Stored records
---
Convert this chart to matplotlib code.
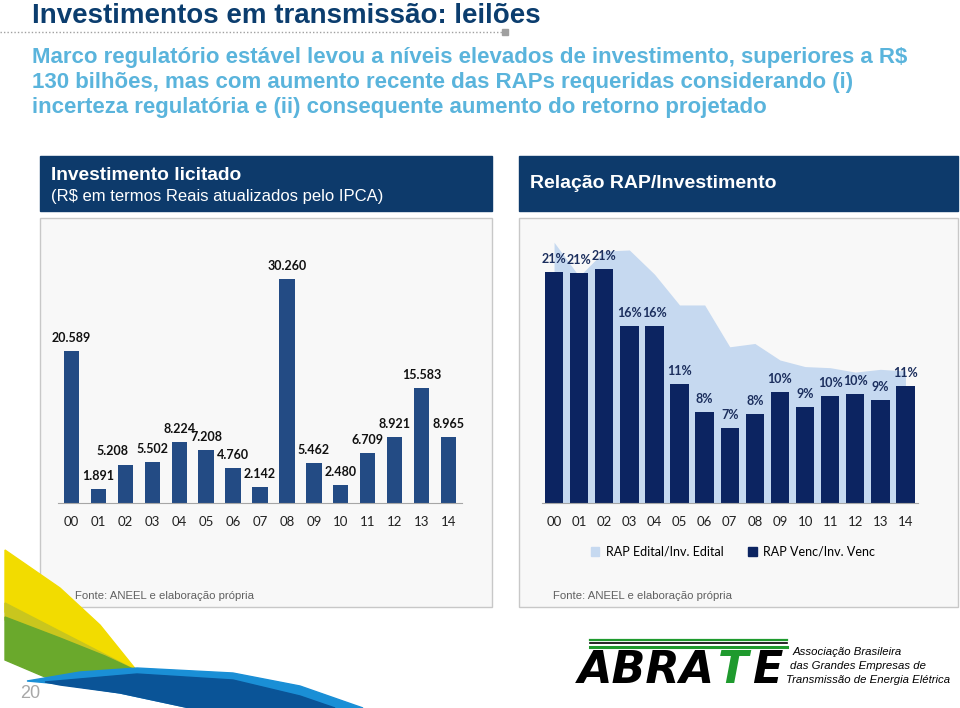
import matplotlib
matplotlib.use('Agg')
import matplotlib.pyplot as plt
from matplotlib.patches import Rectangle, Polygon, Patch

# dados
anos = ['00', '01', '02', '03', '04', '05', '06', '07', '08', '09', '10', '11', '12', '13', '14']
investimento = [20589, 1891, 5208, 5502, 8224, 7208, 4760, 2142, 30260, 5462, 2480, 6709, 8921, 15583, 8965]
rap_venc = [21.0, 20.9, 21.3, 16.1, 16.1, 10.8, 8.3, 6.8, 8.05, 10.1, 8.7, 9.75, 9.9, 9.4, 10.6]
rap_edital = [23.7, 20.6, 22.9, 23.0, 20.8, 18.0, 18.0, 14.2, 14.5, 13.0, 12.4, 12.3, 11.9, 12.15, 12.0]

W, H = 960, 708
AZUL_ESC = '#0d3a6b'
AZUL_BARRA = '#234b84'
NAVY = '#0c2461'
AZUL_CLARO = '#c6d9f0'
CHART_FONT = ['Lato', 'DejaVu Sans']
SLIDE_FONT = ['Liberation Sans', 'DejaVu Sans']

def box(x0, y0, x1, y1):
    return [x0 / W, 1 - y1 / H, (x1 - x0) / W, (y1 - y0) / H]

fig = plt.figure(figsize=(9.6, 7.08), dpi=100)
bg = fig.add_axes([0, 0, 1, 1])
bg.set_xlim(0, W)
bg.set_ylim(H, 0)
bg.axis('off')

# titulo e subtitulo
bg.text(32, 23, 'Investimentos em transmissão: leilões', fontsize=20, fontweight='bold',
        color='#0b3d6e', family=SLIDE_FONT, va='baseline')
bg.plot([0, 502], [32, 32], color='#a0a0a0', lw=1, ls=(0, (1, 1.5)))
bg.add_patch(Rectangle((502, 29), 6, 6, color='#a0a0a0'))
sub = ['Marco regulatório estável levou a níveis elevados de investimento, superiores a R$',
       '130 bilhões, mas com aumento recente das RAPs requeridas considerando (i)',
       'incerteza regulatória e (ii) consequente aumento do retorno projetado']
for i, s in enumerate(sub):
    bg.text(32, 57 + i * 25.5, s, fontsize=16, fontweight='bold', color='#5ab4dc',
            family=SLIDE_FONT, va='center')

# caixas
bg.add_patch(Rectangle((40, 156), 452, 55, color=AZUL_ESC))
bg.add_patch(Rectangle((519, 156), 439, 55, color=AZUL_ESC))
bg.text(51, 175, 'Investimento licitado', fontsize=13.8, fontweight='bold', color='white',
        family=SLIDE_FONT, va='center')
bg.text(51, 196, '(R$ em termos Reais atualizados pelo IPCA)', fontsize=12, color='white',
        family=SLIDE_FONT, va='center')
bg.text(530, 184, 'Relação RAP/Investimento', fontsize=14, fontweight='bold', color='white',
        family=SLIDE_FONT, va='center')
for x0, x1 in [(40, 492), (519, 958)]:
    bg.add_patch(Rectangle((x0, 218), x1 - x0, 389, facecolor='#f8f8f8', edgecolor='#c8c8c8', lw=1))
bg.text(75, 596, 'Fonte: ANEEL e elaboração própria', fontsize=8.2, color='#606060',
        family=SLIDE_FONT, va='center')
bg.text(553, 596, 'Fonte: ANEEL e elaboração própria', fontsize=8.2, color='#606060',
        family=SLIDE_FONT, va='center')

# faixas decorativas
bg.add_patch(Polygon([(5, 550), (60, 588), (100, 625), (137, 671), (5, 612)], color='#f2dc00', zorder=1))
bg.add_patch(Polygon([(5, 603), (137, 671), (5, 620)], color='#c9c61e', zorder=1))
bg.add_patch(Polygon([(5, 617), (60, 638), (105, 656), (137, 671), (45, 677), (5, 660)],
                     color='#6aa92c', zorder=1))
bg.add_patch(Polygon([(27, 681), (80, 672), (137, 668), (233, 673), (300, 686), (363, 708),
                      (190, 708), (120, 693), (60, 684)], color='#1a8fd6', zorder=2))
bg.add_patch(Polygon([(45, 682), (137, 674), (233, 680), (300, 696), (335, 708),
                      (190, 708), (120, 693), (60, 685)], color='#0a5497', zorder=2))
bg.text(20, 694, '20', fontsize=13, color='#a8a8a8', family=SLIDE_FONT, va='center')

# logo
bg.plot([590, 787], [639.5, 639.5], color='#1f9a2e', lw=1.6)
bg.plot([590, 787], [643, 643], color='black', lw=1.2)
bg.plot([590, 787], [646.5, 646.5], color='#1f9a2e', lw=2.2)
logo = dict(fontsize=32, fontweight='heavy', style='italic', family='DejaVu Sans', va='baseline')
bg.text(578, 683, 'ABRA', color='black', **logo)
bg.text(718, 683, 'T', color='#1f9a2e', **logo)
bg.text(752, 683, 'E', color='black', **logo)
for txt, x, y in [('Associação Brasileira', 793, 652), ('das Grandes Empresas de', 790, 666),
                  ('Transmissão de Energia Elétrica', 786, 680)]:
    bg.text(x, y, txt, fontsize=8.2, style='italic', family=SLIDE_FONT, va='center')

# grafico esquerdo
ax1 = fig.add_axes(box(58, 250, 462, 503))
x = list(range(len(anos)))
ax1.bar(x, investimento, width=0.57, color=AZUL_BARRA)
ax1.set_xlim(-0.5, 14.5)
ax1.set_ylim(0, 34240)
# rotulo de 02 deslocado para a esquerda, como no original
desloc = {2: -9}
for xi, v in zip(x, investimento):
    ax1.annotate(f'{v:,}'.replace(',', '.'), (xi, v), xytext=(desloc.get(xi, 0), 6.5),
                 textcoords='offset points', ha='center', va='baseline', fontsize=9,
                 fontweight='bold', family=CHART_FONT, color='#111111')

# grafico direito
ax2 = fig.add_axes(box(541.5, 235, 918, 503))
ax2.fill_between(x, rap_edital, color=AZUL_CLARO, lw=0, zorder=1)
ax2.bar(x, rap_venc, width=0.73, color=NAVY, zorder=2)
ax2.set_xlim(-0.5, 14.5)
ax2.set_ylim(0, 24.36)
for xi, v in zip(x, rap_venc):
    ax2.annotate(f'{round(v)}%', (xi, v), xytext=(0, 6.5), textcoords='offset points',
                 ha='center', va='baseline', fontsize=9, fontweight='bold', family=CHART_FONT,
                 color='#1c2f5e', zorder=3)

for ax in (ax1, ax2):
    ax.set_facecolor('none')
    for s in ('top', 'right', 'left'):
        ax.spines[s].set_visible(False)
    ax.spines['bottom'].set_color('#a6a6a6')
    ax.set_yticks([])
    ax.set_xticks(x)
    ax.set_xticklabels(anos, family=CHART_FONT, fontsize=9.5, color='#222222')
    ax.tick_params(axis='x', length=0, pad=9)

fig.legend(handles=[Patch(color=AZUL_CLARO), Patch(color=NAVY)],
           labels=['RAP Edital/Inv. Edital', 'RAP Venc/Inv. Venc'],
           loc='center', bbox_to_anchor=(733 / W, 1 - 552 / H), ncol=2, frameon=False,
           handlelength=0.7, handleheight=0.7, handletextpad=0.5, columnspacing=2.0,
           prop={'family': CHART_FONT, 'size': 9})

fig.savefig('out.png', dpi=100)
---
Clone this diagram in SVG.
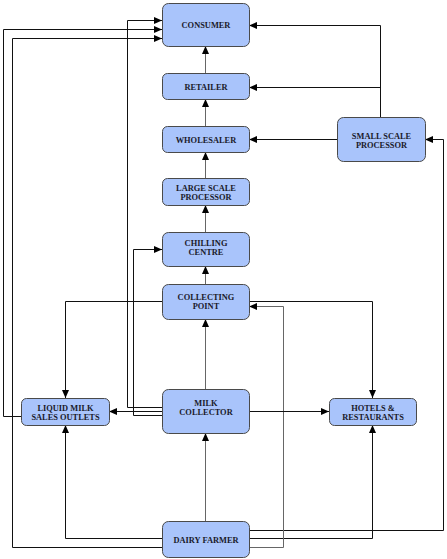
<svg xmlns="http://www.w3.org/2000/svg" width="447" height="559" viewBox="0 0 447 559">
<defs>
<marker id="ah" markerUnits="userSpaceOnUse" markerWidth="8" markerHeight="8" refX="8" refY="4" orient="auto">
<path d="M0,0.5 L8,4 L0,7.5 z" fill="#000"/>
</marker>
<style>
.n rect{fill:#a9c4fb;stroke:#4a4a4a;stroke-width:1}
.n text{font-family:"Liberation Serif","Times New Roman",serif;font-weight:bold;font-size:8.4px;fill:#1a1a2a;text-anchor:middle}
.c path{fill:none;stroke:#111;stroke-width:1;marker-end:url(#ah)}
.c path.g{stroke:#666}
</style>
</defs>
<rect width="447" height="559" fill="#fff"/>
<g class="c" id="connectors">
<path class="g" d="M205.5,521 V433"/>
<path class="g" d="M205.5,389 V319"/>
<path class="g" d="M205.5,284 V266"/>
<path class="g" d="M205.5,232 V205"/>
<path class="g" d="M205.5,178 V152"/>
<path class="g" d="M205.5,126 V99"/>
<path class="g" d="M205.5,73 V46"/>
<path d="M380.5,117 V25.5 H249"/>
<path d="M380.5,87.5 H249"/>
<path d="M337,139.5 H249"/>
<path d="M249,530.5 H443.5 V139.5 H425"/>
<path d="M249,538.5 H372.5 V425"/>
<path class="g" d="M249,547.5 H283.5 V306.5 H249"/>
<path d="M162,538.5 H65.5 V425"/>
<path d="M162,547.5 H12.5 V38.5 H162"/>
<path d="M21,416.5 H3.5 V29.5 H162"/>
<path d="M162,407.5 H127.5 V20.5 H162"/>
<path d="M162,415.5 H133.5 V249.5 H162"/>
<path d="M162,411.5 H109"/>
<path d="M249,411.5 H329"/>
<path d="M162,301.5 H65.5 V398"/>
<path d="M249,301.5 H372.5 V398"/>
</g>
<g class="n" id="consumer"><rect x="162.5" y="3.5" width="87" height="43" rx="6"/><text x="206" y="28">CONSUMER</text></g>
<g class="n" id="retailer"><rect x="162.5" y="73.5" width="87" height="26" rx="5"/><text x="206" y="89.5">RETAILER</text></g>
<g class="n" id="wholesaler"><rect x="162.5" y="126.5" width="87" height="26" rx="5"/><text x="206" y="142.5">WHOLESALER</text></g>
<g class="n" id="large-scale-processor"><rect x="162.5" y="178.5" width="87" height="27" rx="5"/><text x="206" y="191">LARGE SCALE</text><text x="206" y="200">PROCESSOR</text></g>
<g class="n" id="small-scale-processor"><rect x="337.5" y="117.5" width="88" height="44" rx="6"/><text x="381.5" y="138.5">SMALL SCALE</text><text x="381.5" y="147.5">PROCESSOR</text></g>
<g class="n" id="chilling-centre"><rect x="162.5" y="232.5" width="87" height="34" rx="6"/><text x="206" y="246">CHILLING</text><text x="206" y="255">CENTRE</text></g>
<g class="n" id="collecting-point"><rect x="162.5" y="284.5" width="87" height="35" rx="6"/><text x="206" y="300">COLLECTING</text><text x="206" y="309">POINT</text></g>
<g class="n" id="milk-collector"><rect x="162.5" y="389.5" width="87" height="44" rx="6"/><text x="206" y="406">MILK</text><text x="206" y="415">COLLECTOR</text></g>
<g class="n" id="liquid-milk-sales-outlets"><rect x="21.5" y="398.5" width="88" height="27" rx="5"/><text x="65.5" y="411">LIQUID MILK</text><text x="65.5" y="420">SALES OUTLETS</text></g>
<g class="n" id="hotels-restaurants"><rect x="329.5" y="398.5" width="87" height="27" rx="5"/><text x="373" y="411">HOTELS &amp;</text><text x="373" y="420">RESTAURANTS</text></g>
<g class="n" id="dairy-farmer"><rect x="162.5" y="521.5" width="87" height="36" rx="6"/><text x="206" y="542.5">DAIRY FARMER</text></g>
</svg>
---
* [PROBLEM]
Word for word, restate the lines beginning with the one that has "Convert this chart to matplotlib code." and ending with the one that has "from matplotlib.patches import". Keep both ends and skip any pictures.

* [RESULT OF THIS TASK]
Convert this chart to matplotlib code.
import matplotlib
matplotlib.use('Agg')
import matplotlib.pyplot as plt
from matplotlib.patches import Rectangle, Polygon, Patch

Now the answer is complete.